**REQUIRED TASK:**
Make an exact copy of the records, with the images left out.
** start INPUT MATERIAL **
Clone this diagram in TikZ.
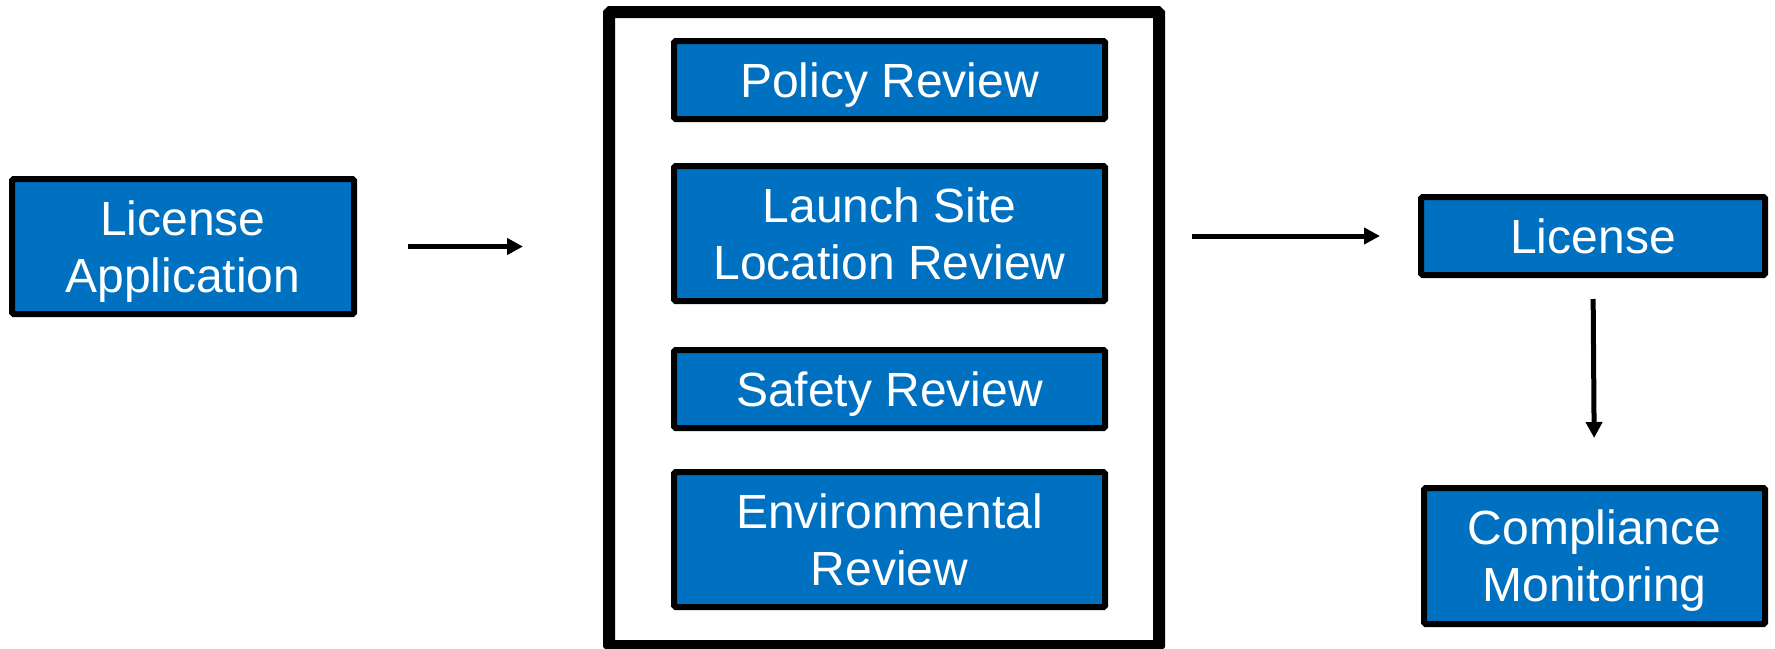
\documentclass[tikz,border=0pt]{standalone}
\usepackage{fontspec}
\setmainfont{Liberation Sans}
\usetikzlibrary{arrows.meta}
\definecolor{boxblue}{HTML}{0070C0}

\begin{document}
\begin{tikzpicture}[x=1pt,y=-1pt]
\tikzstyle{every node}+=[inner sep=0pt]
\tikzstyle{stage}=[draw=black,line width=6pt,fill=boxblue,text=white,rounded corners=1.5pt,font=\fontsize{48}{57}\selectfont,align=center,text depth=0pt]
\tikzstyle{flow}=[line width=5pt,-{Triangle[length=16pt,width=16pt]}]
\useasboundingbox (0,0) rectangle (1775,648);
% review block
\node [draw=black,line width=12pt,minimum width=550pt,minimum height=634pt,rounded corners=1.5pt] (rev) at (884,329) {};
\node [stage,minimum width=431pt,minimum height=78pt] (policy) at (889.5,80) {Policy Review};
\node [stage,minimum width=431pt,minimum height=135pt] (site) at (889.5,233.5) {Launch Site\\Location Review};
\node [stage,minimum width=431pt,minimum height=78pt] (safety) at (889.5,389) {Safety Review};
\node [stage,minimum width=431pt,minimum height=135pt] (env) at (889.5,539.5) {Environmental\\Review};
% outside
\node [stage,minimum width=342pt,minimum height=135pt] (app) at (183,246.5) {License\\Application};
\node [stage,minimum width=344pt,minimum height=78pt] (lic) at (1593,236) {License};
\node [stage,minimum width=341pt,minimum height=136pt] (comp) at (1594.5,556) {Compliance\\Monitoring};
% arrows
\draw [flow,shorten <=51pt,shorten >=80pt] (app.east) -- (app.east -| rev.west);
\draw [flow,shorten <=27pt,shorten >=38pt] (rev.east |- lic.west) -- (lic.west);
\draw [flow,shorten <=21pt,shorten >=47pt] (lic.south) -- (comp.north);
\end{tikzpicture}
\end{document}
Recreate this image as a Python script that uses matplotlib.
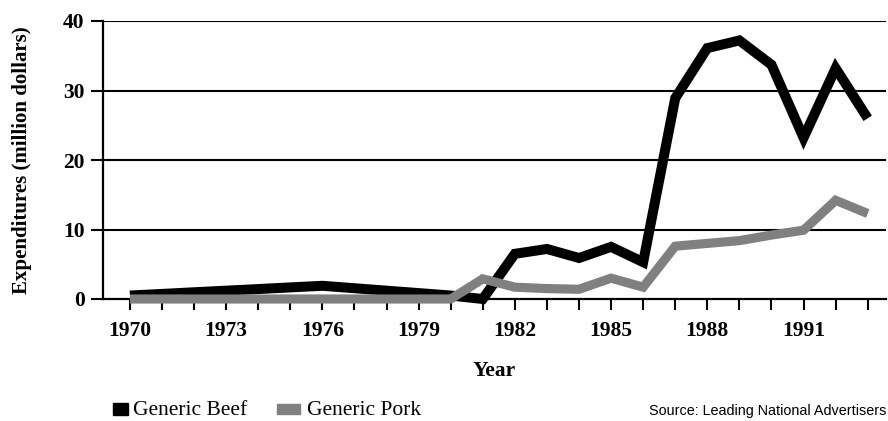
import matplotlib
matplotlib.use("Agg")
import matplotlib.pyplot as plt
from matplotlib.patches import Rectangle

years = list(range(1970, 1994))
beef = [0.5, 0.73, 0.97, 1.2, 1.43, 1.67, 1.9, 1.55, 1.2, 0.85, 0.5,
        0.0, 6.5, 7.2, 5.9, 7.5, 5.3, 28.9, 36.1, 37.2, 33.7, 23.2, 33.2, 26.0]
pork = [0, 0, 0, 0, 0, 0, 0, 0, 0, 0, 0,
        2.9, 1.7, 1.5, 1.4, 3.0, 1.7, 7.6, 8.0, 8.4, 9.2, 9.9, 14.2, 12.3]
year_ticks = list(range(1970, 1994))
year_labels = [str(y) if (y - 1970) % 3 == 0 and y <= 1991 else "" for y in year_ticks]
y_ticks = [0, 10, 20, 30, 40]
series_names = ["Generic Beef", "Generic Pork"]
source_text = "Source: Leading National Advertisers"

serif = ["Liberation Serif", "DejaVu Serif"]

fig = plt.figure(figsize=(8.88, 4.21), dpi=100)
ax = fig.add_axes([103.3 / 888, 1 - 299 / 421, (886 - 103.3) / 888, (299 - 21) / 421])

ax.plot(years, beef, color="black", lw=7.2, solid_joinstyle="miter",
        solid_capstyle="butt", clip_on=False, zorder=3)
ax.plot(years, pork, color="#808080", lw=6.6, solid_joinstyle="miter",
        solid_capstyle="butt", clip_on=False, zorder=4)

ax.set_xlim(1969.17, 1993.57)
ax.set_ylim(0, 40)
ax.set_yticks(y_ticks)
ax.set_yticklabels([str(v) for v in y_ticks])
ax.set_xticks(year_ticks)
ax.set_xticklabels(year_labels)

for v in y_ticks[1:]:
    ax.axhline(v, color="black", lw=1.5, zorder=1)

for s in ["top", "right"]:
    ax.spines[s].set_visible(False)
for s in ["left", "bottom"]:
    ax.spines[s].set_linewidth(1.6)
    ax.spines[s].set_color("black")

ax.tick_params(axis="y", direction="out", length=8.5, width=1.5, pad=5)
ax.tick_params(axis="x", direction="out", length=8, width=1.5, pad=8)
for lab in ax.get_xticklabels() + ax.get_yticklabels():
    lab.set_fontfamily(serif)
    lab.set_fontweight("bold")
    lab.set_fontsize(15.5)

ax.set_xlabel("Year", fontfamily=serif, fontweight="bold", fontsize=15.5, labelpad=14)
ax.set_ylabel("Expenditures (million dollars)", fontfamily=serif, fontweight="bold",
              fontsize=15, labelpad=22)

# legend
fig.patches.append(Rectangle((113 / 888, 1 - 415 / 421), 15 / 888, 12 / 421,
                             transform=fig.transFigure, color="black"))
fig.text(133 / 888, 1 - 415 / 421, series_names[0], fontfamily=serif, fontsize=15.5,
         va="baseline", ha="left")
fig.patches.append(Rectangle((277 / 888, 1 - 414 / 421), 23 / 888, 10 / 421,
                             transform=fig.transFigure, color="#808080"))
fig.text(307 / 888, 1 - 415 / 421, series_names[1], fontfamily=serif, fontsize=15.5,
         va="baseline", ha="left")

fig.text(886 / 888, 1 - 415 / 421, source_text, fontfamily=["Liberation Sans", "DejaVu Sans"],
         fontsize=10.4, va="baseline", ha="right")

fig.savefig("out.png", dpi=100)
** end INPUT MATERIAL **
**ANSWER:**
Clone this diagram in TikZ.
\documentclass[tikz,border=0pt]{standalone}
\usepackage{fontspec}
\setmainfont{Liberation Sans}
\usetikzlibrary{arrows.meta}
\definecolor{boxblue}{HTML}{0070C0}

\begin{document}
\begin{tikzpicture}[x=1pt,y=-1pt]
\tikzstyle{every node}+=[inner sep=0pt]
\tikzstyle{stage}=[draw=black,line width=6pt,fill=boxblue,text=white,rounded corners=1.5pt,font=\fontsize{48}{57}\selectfont,align=center,text depth=0pt]
\tikzstyle{flow}=[line width=5pt,-{Triangle[length=16pt,width=16pt]}]
\useasboundingbox (0,0) rectangle (1775,648);
% review block
\node [draw=black,line width=12pt,minimum width=550pt,minimum height=634pt,rounded corners=1.5pt] (rev) at (884,329) {};
\node [stage,minimum width=431pt,minimum height=78pt] (policy) at (889.5,80) {Policy Review};
\node [stage,minimum width=431pt,minimum height=135pt] (site) at (889.5,233.5) {Launch Site\\Location Review};
\node [stage,minimum width=431pt,minimum height=78pt] (safety) at (889.5,389) {Safety Review};
\node [stage,minimum width=431pt,minimum height=135pt] (env) at (889.5,539.5) {Environmental\\Review};
% outside
\node [stage,minimum width=342pt,minimum height=135pt] (app) at (183,246.5) {License\\Application};
\node [stage,minimum width=344pt,minimum height=78pt] (lic) at (1593,236) {License};
\node [stage,minimum width=341pt,minimum height=136pt] (comp) at (1594.5,556) {Compliance\\Monitoring};
% arrows
\draw [flow,shorten <=51pt,shorten >=80pt] (app.east) -- (app.east -| rev.west);
\draw [flow,shorten <=27pt,shorten >=38pt] (rev.east |- lic.west) -- (lic.west);
\draw [flow,shorten <=21pt,shorten >=47pt] (lic.south) -- (comp.north);
\end{tikzpicture}
\end{document}
Recreate this image as a Python script that uses matplotlib.
import matplotlib
matplotlib.use("Agg")
import matplotlib.pyplot as plt
from matplotlib.patches import Rectangle

years = list(range(1970, 1994))
beef = [0.5, 0.73, 0.97, 1.2, 1.43, 1.67, 1.9, 1.55, 1.2, 0.85, 0.5,
        0.0, 6.5, 7.2, 5.9, 7.5, 5.3, 28.9, 36.1, 37.2, 33.7, 23.2, 33.2, 26.0]
pork = [0, 0, 0, 0, 0, 0, 0, 0, 0, 0, 0,
        2.9, 1.7, 1.5, 1.4, 3.0, 1.7, 7.6, 8.0, 8.4, 9.2, 9.9, 14.2, 12.3]
year_ticks = list(range(1970, 1994))
year_labels = [str(y) if (y - 1970) % 3 == 0 and y <= 1991 else "" for y in year_ticks]
y_ticks = [0, 10, 20, 30, 40]
series_names = ["Generic Beef", "Generic Pork"]
source_text = "Source: Leading National Advertisers"

serif = ["Liberation Serif", "DejaVu Serif"]

fig = plt.figure(figsize=(8.88, 4.21), dpi=100)
ax = fig.add_axes([103.3 / 888, 1 - 299 / 421, (886 - 103.3) / 888, (299 - 21) / 421])

ax.plot(years, beef, color="black", lw=7.2, solid_joinstyle="miter",
        solid_capstyle="butt", clip_on=False, zorder=3)
ax.plot(years, pork, color="#808080", lw=6.6, solid_joinstyle="miter",
        solid_capstyle="butt", clip_on=False, zorder=4)

ax.set_xlim(1969.17, 1993.57)
ax.set_ylim(0, 40)
ax.set_yticks(y_ticks)
ax.set_yticklabels([str(v) for v in y_ticks])
ax.set_xticks(year_ticks)
ax.set_xticklabels(year_labels)

for v in y_ticks[1:]:
    ax.axhline(v, color="black", lw=1.5, zorder=1)

for s in ["top", "right"]:
    ax.spines[s].set_visible(False)
for s in ["left", "bottom"]:
    ax.spines[s].set_linewidth(1.6)
    ax.spines[s].set_color("black")

ax.tick_params(axis="y", direction="out", length=8.5, width=1.5, pad=5)
ax.tick_params(axis="x", direction="out", length=8, width=1.5, pad=8)
for lab in ax.get_xticklabels() + ax.get_yticklabels():
    lab.set_fontfamily(serif)
    lab.set_fontweight("bold")
    lab.set_fontsize(15.5)

ax.set_xlabel("Year", fontfamily=serif, fontweight="bold", fontsize=15.5, labelpad=14)
ax.set_ylabel("Expenditures (million dollars)", fontfamily=serif, fontweight="bold",
              fontsize=15, labelpad=22)

# legend
fig.patches.append(Rectangle((113 / 888, 1 - 415 / 421), 15 / 888, 12 / 421,
                             transform=fig.transFigure, color="black"))
fig.text(133 / 888, 1 - 415 / 421, series_names[0], fontfamily=serif, fontsize=15.5,
         va="baseline", ha="left")
fig.patches.append(Rectangle((277 / 888, 1 - 414 / 421), 23 / 888, 10 / 421,
                             transform=fig.transFigure, color="#808080"))
fig.text(307 / 888, 1 - 415 / 421, series_names[1], fontfamily=serif, fontsize=15.5,
         va="baseline", ha="left")

fig.text(886 / 888, 1 - 415 / 421, source_text, fontfamily=["Liberation Sans", "DejaVu Sans"],
         fontsize=10.4, va="baseline", ha="right")

fig.savefig("out.png", dpi=100)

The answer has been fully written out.